Below the current price, first support at the price level of $196 (price congestion support), then second support at the annual low of $172 (support at the annual low, also for price congestion and, in addition, base channel down from the highs). The loss of this last level would lead the ETH/USD to go into free fall.
Above the current price, first resistance in the price level lost this morning at $223 (resistance due to price congestion), from where the ETH/USD could attack the second resistance level at $250 (EMA50). As a third bullish target level for the ETH/USD a distant $270 (price congestion resistance).
The MACD in the daily chart crosses the bearish channel just below the zero line. This configuration can develop both bearish (fast and aggressive) and bullish (slow and full of false signals) scenarios.
The DMI in the daily range shows the bears rising strongly while the bears retreat but not with the same intensity. The ADX reacts to the rise for the first time in weeks and seems to awaken from its lethargy. Volatility has returned to the market.
The XRP/USD is currently trading at the $0.40 price level, reaching the SMA200 level. For now, it remains above the most important moving average. Despite the sharp drop, the Ripple continues to be the best technical environment of the three analyzed.
Below the current price, it is important to maintain the support of the SMA200. In case of losing this reference level, next support at $0.368 (price congestion support). As a third level to watch, third level support at $0.345 (price congestion support). If the XRP/USD reaches this third level of support it would return to a complex price range and could look for new annual minima.
Above the current price, first target in price level resistance of $0.416 (price congestion resistance). Second resistance level at $0.429 (price congestion resistance). Third bullish target at $0.443, the confluence of the EMA50, a price congestion resistance and the base of the downstream channel from highs.

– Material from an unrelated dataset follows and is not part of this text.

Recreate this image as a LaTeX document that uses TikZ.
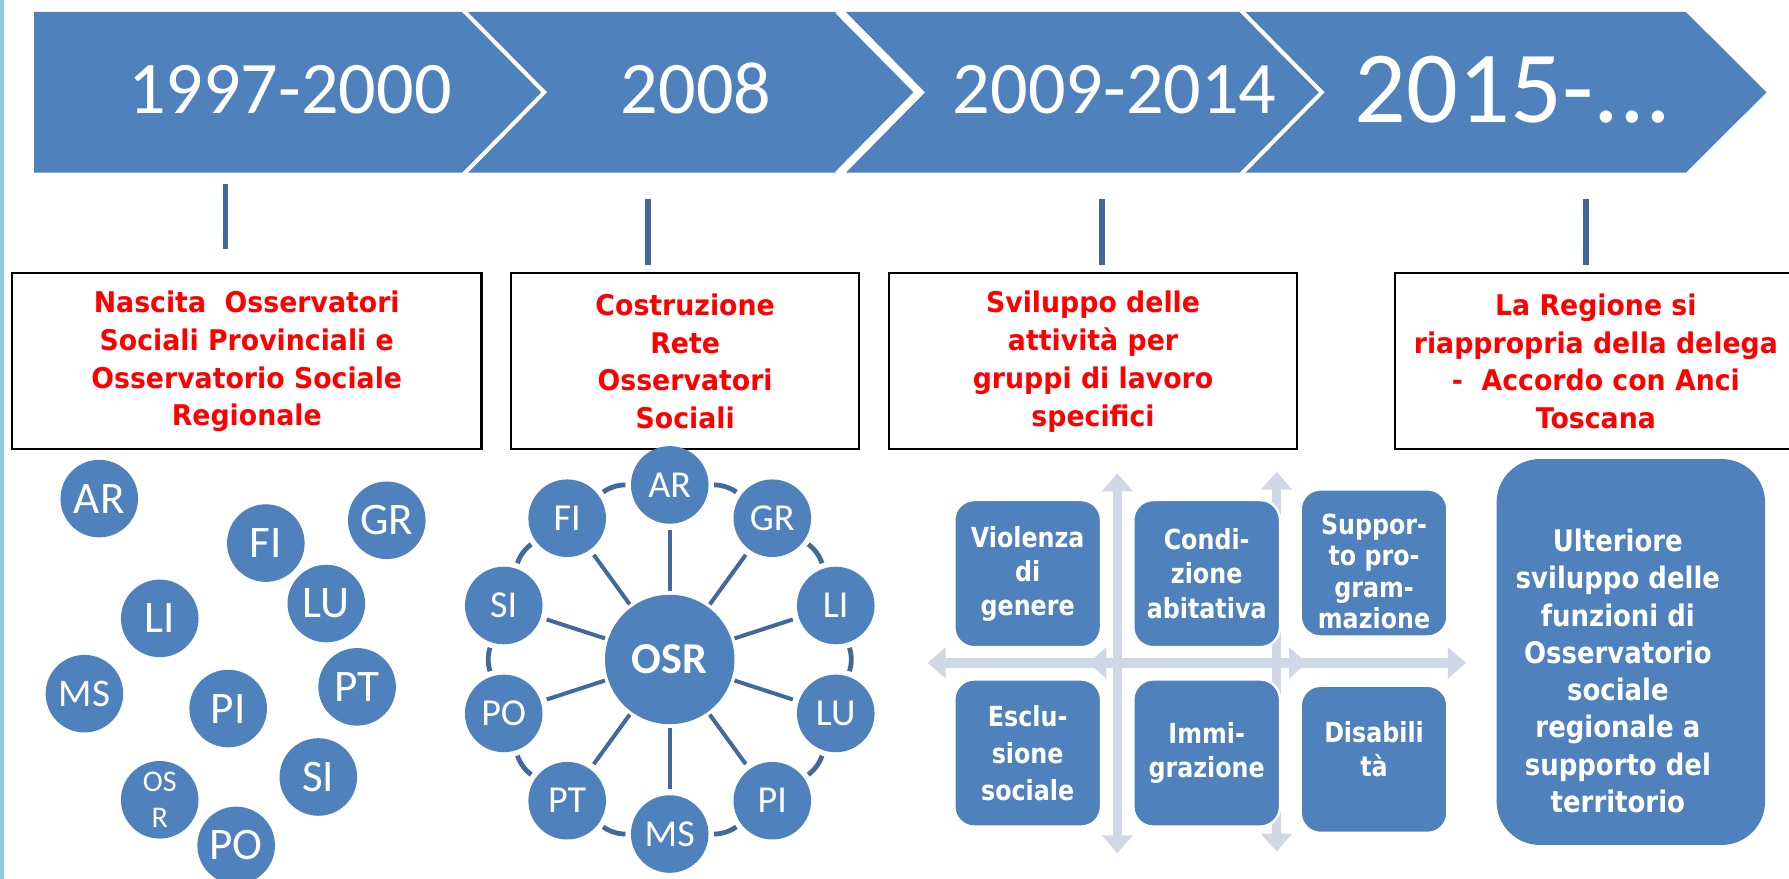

The MACD in the daily chart continues to develop the bearish structure from relative highs. It has been going around about half of what it should be going through. Further declines cannot be ruled out.
The DMI in the daily range shows the bears above the bulls for the first time since mid-September. The bears barely decrease their activity and maintain important purchasing levels. ADX continues to decline and does not accelerate following the falls.